Which can be bad when you want your audience to understand you without significant effort. Reading a novel, a reader may be willing, or excited even, to expend effort to get all the nuances and context. But if you’re writing to communicate an idea, you have to match the expectations of your audience, and your audience may have a fixed effort budget to spend on your writing. Most people know this deal, which is why I think using big words is looked down on as self-absorbed or conceited.

I think similarly about code one-liners: they are super hard for another programmer to read, and not everyone has time for that. So they tend to come off as a kind of elitist bragging if not done carefully.

2 comments

> The Spaniard, known to change his moods on a whim, himself declared: “After Altimara, all is decadence.”

That's even worse. It does nothing to fix the "nobody talks like this" problem if you care about that, and it's as awkward as replacing, I dunno, "He picked up a vermilion coat" with "He picked up a coat the red-orange of mercury sulfide pigment."

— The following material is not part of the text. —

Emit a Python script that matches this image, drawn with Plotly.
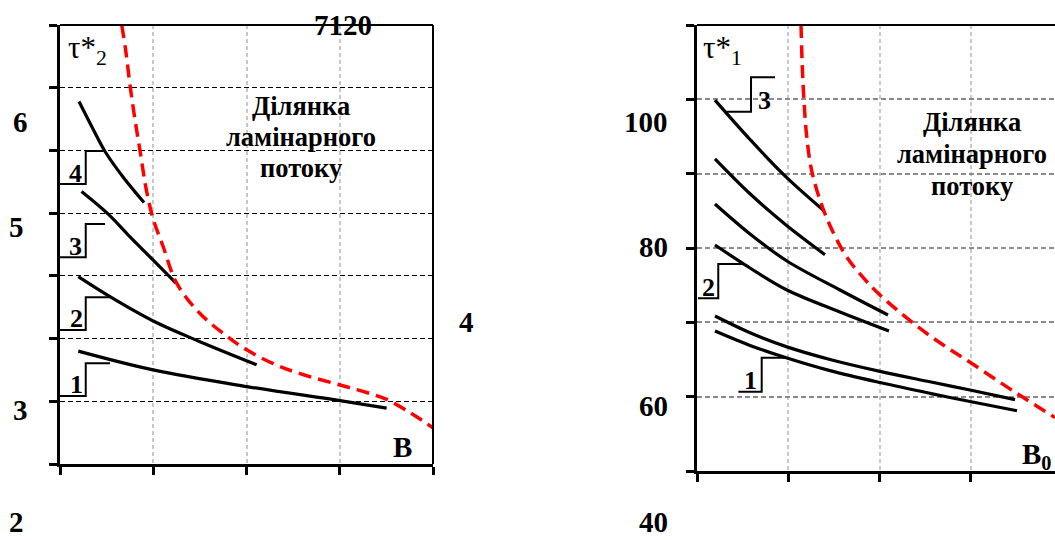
import plotly.graph_objects as go

# ---------------- data ----------------
# Left panel: tau*_2 versus B  (axis units: x 0..4, y 0..7 grid steps)
left_c4_x = [0.204, 0.343, 0.483, 0.676, 0.901]
left_c4_y = [5.781, 5.374, 4.983, 4.577, 4.170]
left_c3_x = [0.231, 0.515, 0.751, 0.965, 1.244]
left_c3_y = [4.345, 3.987, 3.620, 3.301, 2.886]
left_c2_x = [0.196, 0.536, 1.000, 1.501, 2.109]
left_c2_y = [2.987, 2.668, 2.280, 1.950, 1.582]
left_c1_x = [0.196, 1.000, 2.002, 3.003, 3.503]
left_c1_y = [1.800, 1.500, 1.235, 1.010, 0.890]
left_lam_x = [0.662, 0.705, 0.751, 0.804, 0.858, 0.930, 1.001, 1.108, 1.251,
              1.501, 1.787, 2.002, 2.288, 2.574, 3.003, 3.289, 3.503, 3.753, 4.003]
left_lam_y = [7.000, 6.589, 6.039, 5.491, 4.996, 4.338, 3.899, 3.460, 2.883,
              2.400, 2.040, 1.820, 1.600, 1.440, 1.260, 1.140, 1.030, 0.820, 0.574]

# Right panel: tau*_1 versus B0
right_a_x = [0.197, 0.581, 0.964, 1.392]
right_a_y = [99.9, 94.6, 89.7, 85.0]
right_b_x = [0.197, 0.581, 0.986, 1.403]
right_b_y = [92.0, 87.3, 83.0, 79.1]
right_c_x = [0.197, 0.581, 0.986, 1.567, 2.093]
right_c_y = [85.92, 81.89, 78.25, 74.35, 70.99]
right_d_x = [0.197, 0.581, 0.986, 1.567, 2.104]
right_d_y = [80.40, 77.31, 74.35, 71.39, 68.83]
right_e_x = [0.197, 0.581, 0.986, 1.458, 2.005, 2.553, 2.992, 3.485]
right_e_y = [70.85, 68.6, 66.7, 65.0, 63.4, 62.0, 60.9, 59.6]
right_f_x = [0.197, 0.581, 0.986, 1.458, 2.005, 2.553, 2.992, 3.507]
right_f_y = [68.83, 66.9, 65.2, 63.5, 61.9, 60.45, 59.35, 58.1]
right_lam_x = [1.140, 1.154, 1.173, 1.202, 1.257, 1.367, 1.494, 1.641, 1.822,
               2.005, 2.408, 2.699, 2.992, 3.504, 3.923]
right_lam_y = [110.0, 104.34, 99.70, 95.04, 90.40, 85.76, 82.05, 78.79, 76.01,
               73.68, 69.51, 66.95, 64.62, 60.45, 57.20]

left_xticks = [0, 1, 2, 3, 4]
left_yticks = [0, 1, 2, 3, 4, 5, 6, 7]
right_xticks = [0, 1, 2, 3]
right_yticks = [50, 60, 70, 80, 90, 100, 110]

region_lines = ["Ділянка", "ламінарного", "потоку"]

# curve-number callouts: label, label position, step-leader vertices (axis units)
left_callouts = [
    ("4", (0.161, 4.640), [(0.0, 4.465), (0.276, 4.465), (0.276, 4.991), (0.464, 4.991)]),
    ("3", (0.161, 3.465), [(0.0, 3.296), (0.276, 3.296), (0.276, 3.827), (0.483, 3.827)]),
    ("2", (0.172, 2.328), [(0.0, 2.137), (0.276, 2.137), (0.276, 2.658), (0.536, 2.658)]),
    ("1", (0.179, 1.260), [(0.0, 1.084), (0.276, 1.084), (0.276, 1.606), (0.536, 1.606)]),
]
right_callouts = [
    ("3", (0.745, 99.9), [(0.325, 98.34), (0.592, 98.34), (0.592, 102.97), (0.855, 102.97)]),
    ("2", (0.124, 74.62), [(0.011, 73.23), (0.233, 73.23), (0.233, 77.85), (0.507, 77.85)]),
    ("1", (0.581, 62.24), [(0.453, 60.67), (0.709, 60.67), (0.709, 65.24), (0.983, 65.24)]),
]

# ---------------- figure ----------------
W, H = 1055, 540
SERIF = "Liberation Serif"


def pxx(x):
    return x / W


def pxy(y):
    return 1 - y / H


fig = go.Figure()

black = dict(color="black", width=3.2)
for xs, ys in [(left_c4_x, left_c4_y), (left_c3_x, left_c3_y),
               (left_c2_x, left_c2_y), (left_c1_x, left_c1_y)]:
    fig.add_trace(go.Scatter(x=xs, y=ys, mode="lines", line=dict(black, shape="spline"),
                             xaxis="x", yaxis="y", hoverinfo="skip"))
fig.add_trace(go.Scatter(x=left_lam_x, y=left_lam_y, mode="lines",
                         line=dict(color="#ff0000", width=3.5, dash="13px,7px", shape="spline"),
                         xaxis="x", yaxis="y", hoverinfo="skip"))

for xs, ys in [(right_a_x, right_a_y), (right_b_x, right_b_y), (right_c_x, right_c_y),
               (right_d_x, right_d_y), (right_e_x, right_e_y), (right_f_x, right_f_y)]:
    fig.add_trace(go.Scatter(x=xs, y=ys, mode="lines", line=dict(black, shape="spline"),
                             xaxis="x2", yaxis="y2", hoverinfo="skip"))
fig.add_trace(go.Scatter(x=right_lam_x, y=right_lam_y, mode="lines",
                         line=dict(color="#ff0000", width=3.5, dash="13px,7px", shape="spline"),
                         xaxis="x2", yaxis="y2", hoverinfo="skip"))

common = dict(showline=True, linecolor="black", linewidth=3, ticks="outside",
              ticklen=8, tickwidth=3, tickcolor="black", showticklabels=False,
              zeroline=False, showgrid=True, fixedrange=True)

fig.update_layout(
    width=W, height=H, margin=dict(l=0, r=0, t=0, b=0, pad=0),
    paper_bgcolor="white", plot_bgcolor="white", showlegend=False,
    font=dict(family=SERIF, color="black"),
    xaxis=dict(common, domain=[pxx(60), pxx(433)], range=[0, 4], tickvals=left_xticks,
               anchor="y", gridcolor="#c8c8c8", gridwidth=2, griddash="4px,3px"),
    yaxis=dict(common, domain=[pxy(464), pxy(25)], range=[0, 7], tickvals=left_yticks,
               anchor="x", gridcolor="black", gridwidth=1.2, griddash="5px,3px"),
    xaxis2=dict(common, domain=[pxx(697), 1.0], range=[0, (1055 - 697) / 91.25],
                tickvals=right_xticks, anchor="y2", gridcolor="#c8c8c8", gridwidth=2,
                griddash="4px,3px"),
    yaxis2=dict(common, domain=[pxy(471), pxy(25)], range=[50, 110], tickvals=right_yticks,
                anchor="x2", gridcolor="#8a8a8a", gridwidth=1.5, griddash="5px,3px"),
)

shapes = [
    dict(type="line", xref="x domain", yref="y domain", x0=0, x1=1, y0=1, y1=1,
         line=dict(color="black", width=2)),
    dict(type="line", xref="x domain", yref="y domain", x0=1, x1=1, y0=0, y1=1,
         line=dict(color="black", width=2)),
    dict(type="line", xref="x2 domain", yref="y2 domain", x0=0, x1=1, y0=1, y1=1,
         line=dict(color="black", width=2)),
]


def path_of(pts):
    return "M " + " L ".join(f"{x},{y}" for x, y in pts)


annotations = []
for (lab, (lx, ly), pts), (xr, yr) in (
        [(c, ("x", "y")) for c in left_callouts] + [(c, ("x2", "y2")) for c in right_callouts]):
    shapes.append(dict(type="path", xref=xr, yref=yr, path=path_of(pts),
                       line=dict(color="black", width=2)))
    annotations.append(dict(x=lx, y=ly, xref=xr, yref=yr, text=lab,
                            showarrow=False,
                            font=dict(family=SERIF, size=26, color="black", weight="bold"),
                            xanchor="center", yanchor="middle"))


def note(text, x, y, size=29, bold=True, yanchor="middle"):
    annotations.append(dict(x=pxx(x), y=pxy(y), xref="paper", yref="paper",
                            text=text, showarrow=False,
                            font=dict(family=SERIF, size=size, color="black",
                                      weight="bold" if bold else "normal"),
                            xanchor="center", yanchor=yanchor, align="center"))


note("6", 20.5, 122)
note("5", 16, 227)
note("3", 20, 410)
note("2", 16, 540, yanchor="bottom")
note("4", 466, 322)
note("7120", 342.5, 25)
note("B", 402.5, 447)
note("B<sub>0</sub>", 1036, 456)
note("100", 645.5, 122)
note("80", 653, 247)
note("60", 653, 406)
note("40", 653, 540, yanchor="bottom")
note("τ*<sub>2</sub>", 87, 50, size=31, bold=False)
note("τ*<sub>1</sub>", 722, 50, size=31, bold=False)
for i, line in enumerate(region_lines):
    note(line, 301, 106 + 31 * i, size=26.5)
    note(line, 972, 122 + 32 * i, size=26.5)

fig.update_layout(shapes=shapes, annotations=annotations)
fig.write_html("out.html")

If you were writing a technical document, then you'd chop out the whole epithet and just say "Picasso." But that sentence clearly isn't from a technical document, but from a piece where a poetic turn of phrase is more appropriate.

If you're writing for an audience familiar with the word mercurial then saying mercurial conveys exactly what the author meant.

If you're writing for an audience unfamiliar with mercurial then what you said is appropriate.

As is with a one liner, you wouldn't put that into a tutorial but you might include it without description in a CppCon talk.